Does Gamification of Learning Really Work?
Can game-based learning be considered a serious approach to learning experience design and development?
Harvard Business Review, again and again, says the answer is, “YES!”:
- “Gamification — using elements of games to motivate — has serious potential when thoughtfully executed.”
- “Corporate training isn’t all fun and games, but maybe it should be. ... [A study from] KPMG shows that gamified training done right — lessons conducted carefully and over time, incorporating elements such as progression through challenges and levels, instant feedback, points, and competition — can significantly improve employee performance.”

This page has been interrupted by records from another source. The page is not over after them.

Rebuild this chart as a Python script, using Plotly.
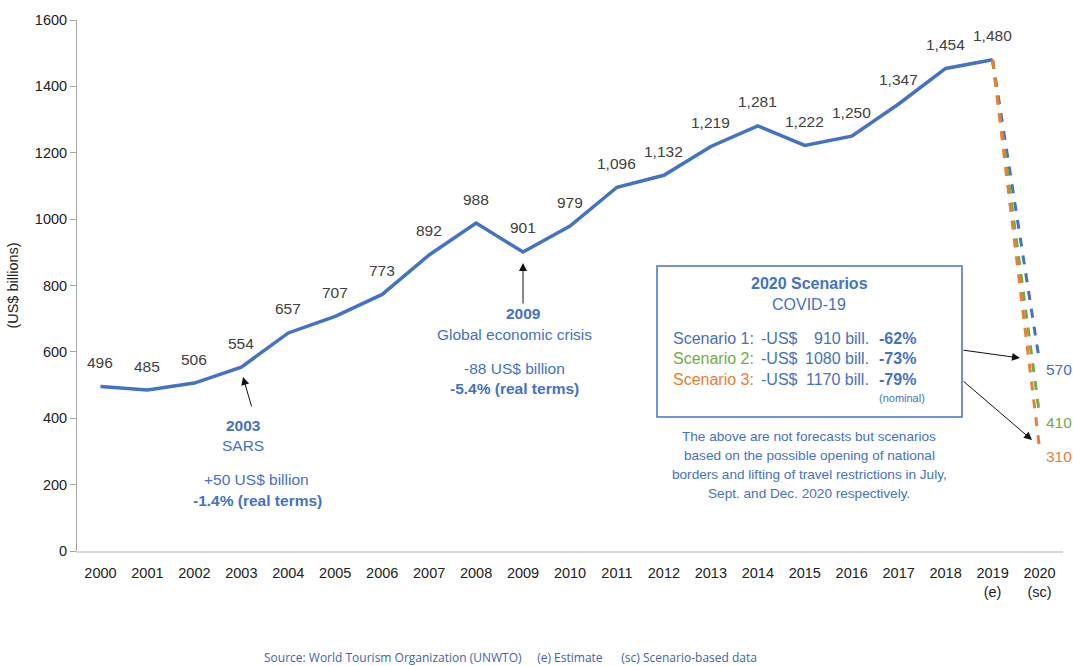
import plotly.graph_objects as go

years = list(range(2000, 2020))
receipts = [496, 485, 506, 554, 657, 707, 773, 892, 988, 901, 979, 1096, 1132,
            1219, 1281, 1222, 1250, 1347, 1454, 1480]
scenario_names = ["Scenario 1", "Scenario 2", "Scenario 3"]
scenario_2020 = [570, 410, 310]
scenario_colors = ["#4472C4", "#70AD47", "#ED7D31"]
scenario_loss = ["910 bill.", "1080 bill.", "1170 bill."]
scenario_pct = ["-62%", "-73%", "-79%"]
tick_years = list(range(2000, 2021))
tick_labels = [str(y) for y in range(2000, 2019)] + ["2019<br>(e)", "2020<br>(sc)"]

BLUE = "#4472C4"
W, H = 1073, 666
L, R, T, B = 77, 10, 20, 115


def px(x):
    return (x - L) / (W - L - R)


def py(y):
    return (H - B - y) / (H - T - B)


fig = go.Figure()
fig.add_trace(go.Scatter(x=years, y=receipts, mode="lines",
                         line=dict(color=BLUE, width=3.5), showlegend=False,
                         hoverinfo="skip"))
for name, v, c in zip(scenario_names, scenario_2020, scenario_colors):
    fig.add_trace(go.Scatter(x=[years[-1], 2020], y=[receipts[-1], v], mode="lines",
                             line=dict(color=c, width=3, dash="dash"),
                             name=name, showlegend=False, hoverinfo="skip"))

ann = []
for x, v in zip(years, receipts):
    ann.append(dict(x=x, y=v, text=f"{v:,}", showarrow=False, yshift=24,
                    font=dict(size=15.5, color="#404040")))
for v, c in zip(scenario_2020, scenario_colors):
    ann.append(dict(x=2020, y=v, text=str(v), showarrow=False, xanchor="left",
                    xshift=4, yshift=-8, font=dict(size=15.5, color=c)))


def txt(x, y, t, size=15.5, color=BLUE, bold=False, xanchor="center"):
    if bold:
        t = f"<b>{t}</b>"
    ann.append(dict(xref="paper", yref="paper", x=px(x), y=py(y), text=t,
                    showarrow=False, xanchor=xanchor, yanchor="middle",
                    font=dict(size=size, color=color)))


# 2003 SARS
txt(243, 425, "2003", bold=True)
txt(243, 446, "SARS")
txt(256, 479, "+50 US$ billion")
txt(257, 500, "-1.4% (real terms)", bold=True)
# 2009
txt(523, 313, "2009", bold=True)
txt(514, 334, "Global economic crisis")
txt(514, 368, "-88 US$ billion")
txt(514, 389, "-5.4% (real terms)", bold=True)
# box
txt(809, 283, "2020 Scenarios", bold=True, size=16)
txt(809, 304, "COVID-19", size=16)
for i, (name, col, loss, pct) in enumerate(zip(scenario_names, scenario_colors,
                                                scenario_loss, scenario_pct)):
    yy = 338 + i * 20.5
    txt(671, yy, f"{name}:", color=col, xanchor="left", size=16)
    txt(759, yy, "-US$", xanchor="left", size=16)
    txt(871, yy, loss, xanchor="right", size=16)
    txt(877, yy, pct, bold=True, xanchor="left", size=16)
txt(902, 398, "(nominal)", size=11)
for i, line in enumerate(["The above are not forecasts but scenarios",
                          "based on the possible opening of national",
                          "borders and lifting of travel restrictions in July,",
                          "Sept. and Dec. 2020 respectively."]):
    txt(809, 436 + i * 19, line, size=13.6)


# arrows (tail x0,y0 -> head x1,y1 in pixels)
def arrow(x0, y0, x1, y1):
    ann.append(dict(xref="paper", yref="paper",
                    x=px(x1), y=py(y1), ax=x0 - x1, ay=y0 - y1, text="",
                    showarrow=True, arrowhead=2, arrowsize=1.6, arrowwidth=1,
                    arrowcolor="#111111"))


arrow(252, 408, 243, 377)
arrow(523, 305, 523, 263)
arrow(962, 350, 1020, 358)
arrow(962, 380, 1032, 440)

# source
ann.append(dict(xref="paper", yref="paper", x=px(510), y=py(657), yanchor="middle",
                text="Source: World Tourism Organization (UNWTO)&nbsp;&nbsp;&nbsp;&nbsp;&nbsp;(e) Estimate&nbsp;&nbsp;&nbsp;&nbsp;&nbsp;&nbsp;(sc) Scenario-based data",
                showarrow=False, font=dict(size=12, color="#3F63B0", family="Open Sans")))

fig.add_shape(type="rect", xref="paper", yref="paper", x0=px(657), x1=px(962),
              y0=py(417), y1=py(266), line=dict(color=BLUE, width=1.5))

fig.update_layout(
    width=W, height=H, margin=dict(l=L, r=R, t=T, b=B, autoexpand=False),
    plot_bgcolor="white", paper_bgcolor="white",
    font=dict(family="Liberation Sans, Arial", size=14, color="#222222"),
    annotations=ann,
    xaxis=dict(range=[1999.5, 2020.5], tickvals=tick_years, ticktext=tick_labels,
               showgrid=False, showline=True, linecolor="#D9D9D9", linewidth=1.5,
               ticks="", ticklabelstandoff=8, zeroline=False,
               tickfont=dict(size=14.5, color="#222222"), fixedrange=True),
    yaxis=dict(range=[0, 1600], dtick=200, showgrid=False, showline=True,
               linecolor="#A6A6A6", ticks="outside", ticklen=6, tickcolor="#A6A6A6",
               zeroline=False, tickfont=dict(size=14.5, color="#222222"),
               title=dict(text="(US$ billions)", font=dict(size=14.5, color="#222222"),
                          standoff=12)),
)

fig.write_html("out.html", config={"displayModeBar": False},
               post_script="document.body.style.margin='0';")
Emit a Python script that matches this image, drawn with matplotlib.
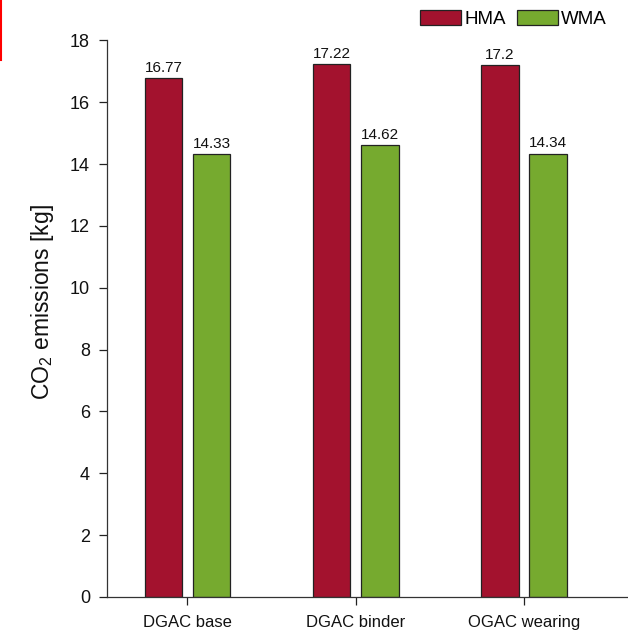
import matplotlib
matplotlib.use("Agg")
import matplotlib.pyplot as plt
import numpy as np
from matplotlib.lines import Line2D

categories = ["DGAC base", "DGAC binder", "OGAC wearing"]
hma = [16.77, 17.22, 17.2]
wma = [14.33, 14.62, 14.34]
hma_labels = ["16.77", "17.22", "17.2"]
wma_labels = ["14.33", "14.62", "14.34"]
yticks = [0, 2, 4, 6, 8, 10, 12, 14, 16, 18]

plt.rcParams['font.family'] = ['Liberation Sans', 'DejaVu Sans']
plt.rcParams['mathtext.fontset'] = 'custom'
plt.rcParams['mathtext.rm'] = 'Liberation Sans'
plt.rcParams['mathtext.it'] = 'Liberation Sans:italic'

hma_color = "#A3122E"
wma_color = "#76AA2F"

fig = plt.figure(figsize=(6.28, 6.34), dpi=100)
ax = fig.add_axes([0.170, 0.0584, 0.830, 0.878])

x = np.arange(len(categories))
w = 0.225
off = 0.143
b1 = ax.bar(x - off, hma, w, color=hma_color, edgecolor="#222222", linewidth=0.9, label="HMA")
b2 = ax.bar(x + off, wma, w, color=wma_color, edgecolor="#222222", linewidth=0.9, label="WMA")

for rect, lab in zip(b1, hma_labels):
    ax.text(rect.get_x() + rect.get_width() / 2, rect.get_height() + 0.1, lab,
            ha="center", va="bottom", fontsize=11, color="#111111")
for rect, lab in zip(b2, wma_labels):
    ax.text(rect.get_x() + rect.get_width() / 2, rect.get_height() + 0.1, lab,
            ha="center", va="bottom", fontsize=11, color="#111111")

ax.set_xlim(-0.48, 2.62)
ax.set_ylim(0, 18)
ax.set_yticks(yticks)
ax.set_xticks(x)
ax.set_xticklabels(categories, fontsize=12)
ax.tick_params(axis="y", labelsize=13, length=6, width=0.9, direction="out", pad=6, colors="#222222")
ax.tick_params(axis="x", length=6, width=0.9, direction="out", pad=7, colors="#222222")
for lab in ax.get_xticklabels() + ax.get_yticklabels():
    lab.set_color("#111111")

ax.spines["top"].set_visible(False)
ax.spines["right"].set_visible(False)
ax.spines["left"].set_color("#333333")
ax.spines["bottom"].set_color("#333333")
ax.spines["left"].set_linewidth(0.9)
ax.spines["bottom"].set_linewidth(0.9)

ax.set_ylabel("CO$_2$ emissions [kg]", fontsize=16.5, labelpad=10, color="#111111")
ax.yaxis.label.set_y(0.53)

leg = fig.legend(handles=[b1, b2], labels=["HMA", "WMA"], loc="upper right",
                 bbox_to_anchor=(0.982, 1.0), ncol=2, frameon=False, fontsize=13.5,
                 handlelength=2.19, handleheight=0.85, handletextpad=0.15,
                 columnspacing=0.6, borderaxespad=0.15)

fig.add_artist(Line2D([0.002, 0.002], [1.0, 0.905], color="#FF0000", linewidth=1.5,
                      transform=fig.transFigure))

fig.savefig("out.png", dpi=100)
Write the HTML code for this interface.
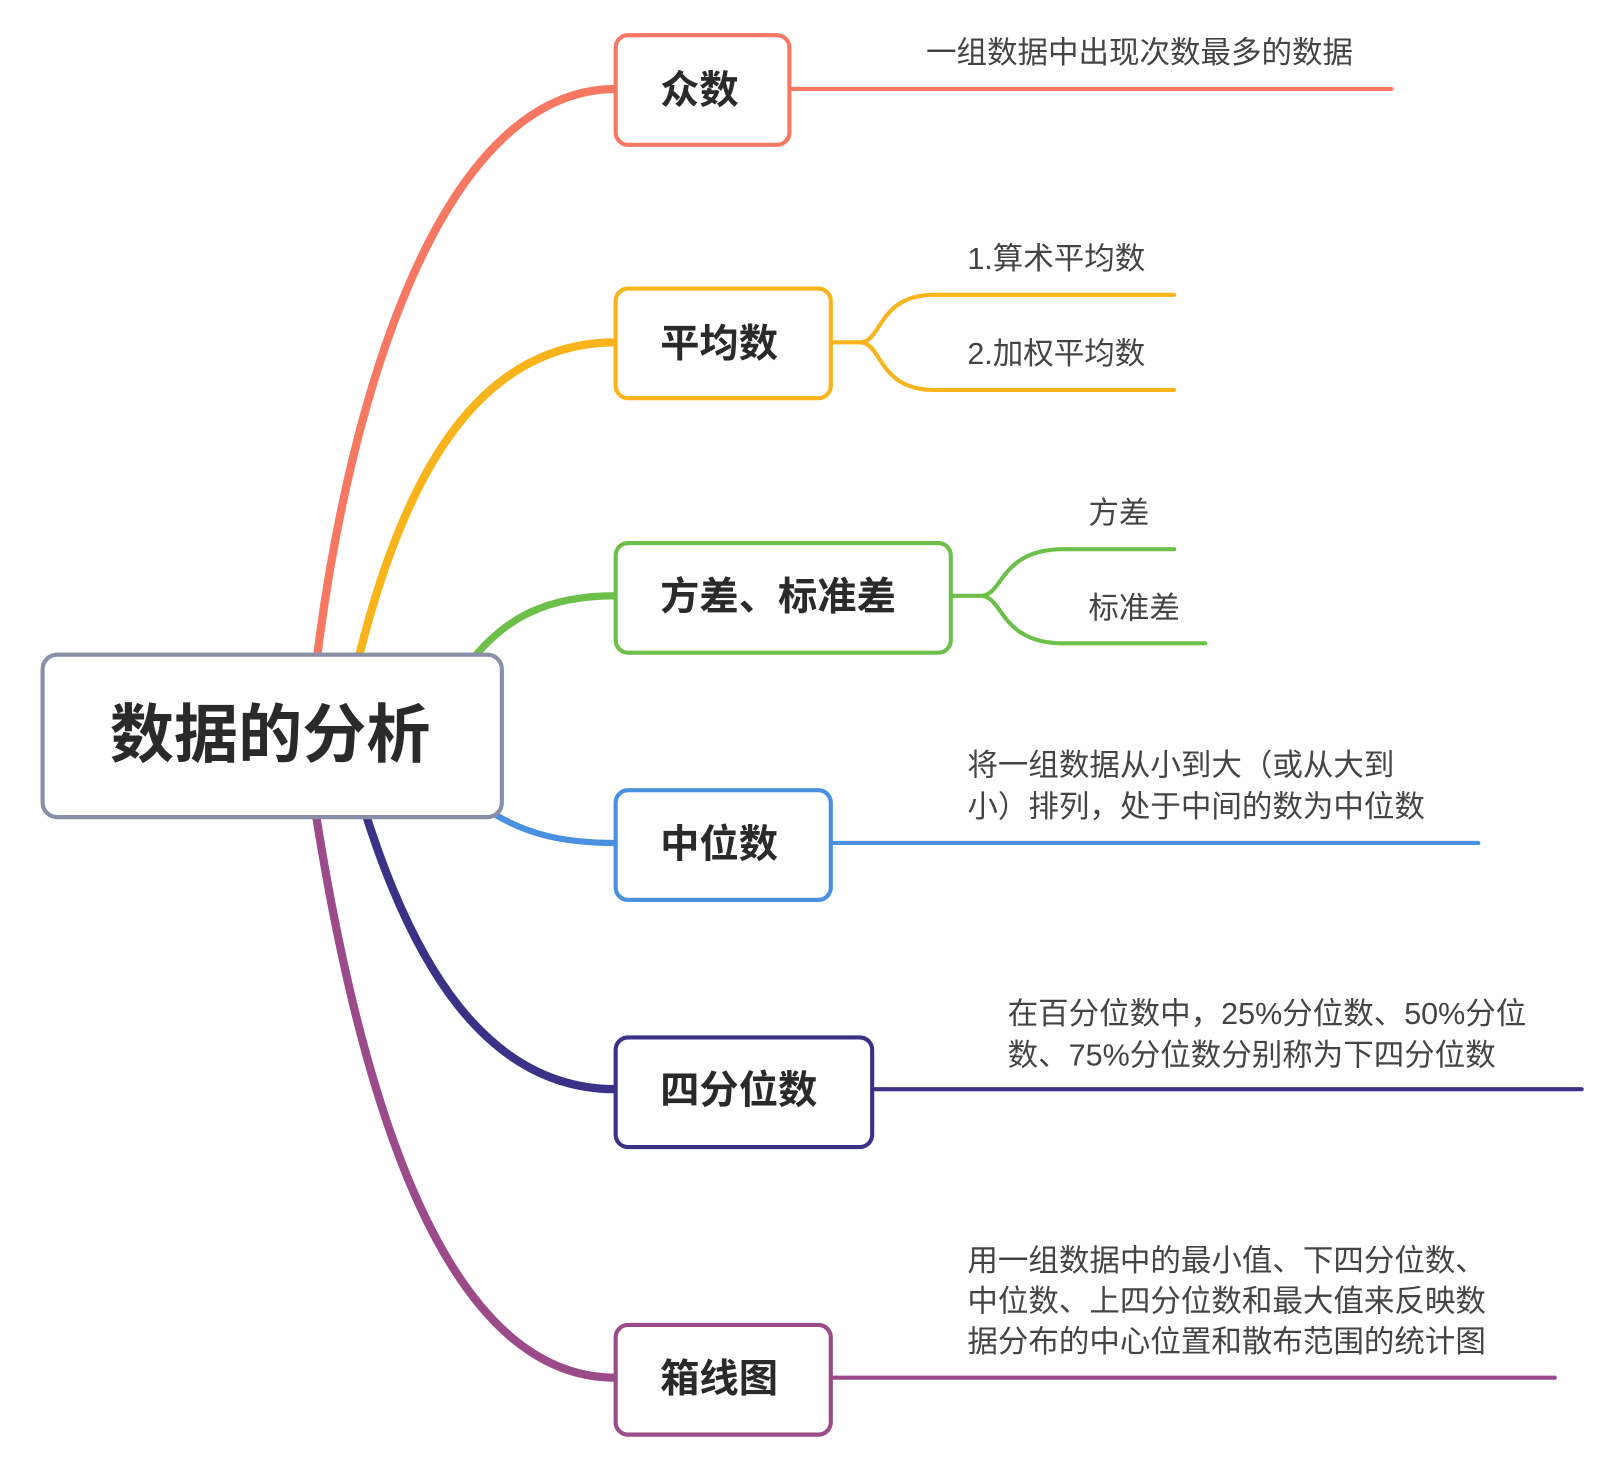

At past GamiCon events, attendees from Microsoft, Amazon, NASA, and Brown University, among others, have demonstrated similar results from their learning programs! Here are some examples:
Booz Allen Hamilton
Gamification Master Craftsman Ian Coleman developed a gamified self-assessment for BAH’s client, USAID. This tool assesses employees’ skills in 75 different areas and provides them with custom feedback immediately about what steps are needed to improve. USAID's feedback: "Ian ultimately produced an engaging, visually appealing, 508-compliant gamification product that generates data to help the client understand the existing capacity of the workforce as a whole, and direct individuals to capacity-building resources."
Amazon
As the L&D Manager at Amazon Alexa, it was critical that Gamification Master Craftsman Chuck Sigmund devise a strategy for helping their language designers understand the nuances of different users' conversational characteristics. To do so, Chuck and his team built an active, gamified learning experience that enabled them to practice identifying different colloquialisms, terminology, and accents. The power of this program? It demonstrated a 30% reduction in time to transcribe, annotate, and evaluate customer voice data.
NASA
As a Gamification Master Craftsman, Sharon Goza applied gamification approaches at NASA in training for employees’ ethics and anti-harassment training. Her projects have won numerous awards and NASA continues to explore the possibility of using gamification as a training approach for astronaut and logistics training.
Brown University
Where can you investigate if Henry Fones was actually Elizabeth Fones — the first female pirate in Rhode Island? When can you help the humanoid Leila find out what it means to be human? These are the ethical and philosophical conundrums that students explore in the wildly popular and fully immersive, online gamified courses at Brown University, which apply game mechanics, such as avatars, narrative, progress bars, easter eggs, items, missions, and investigations.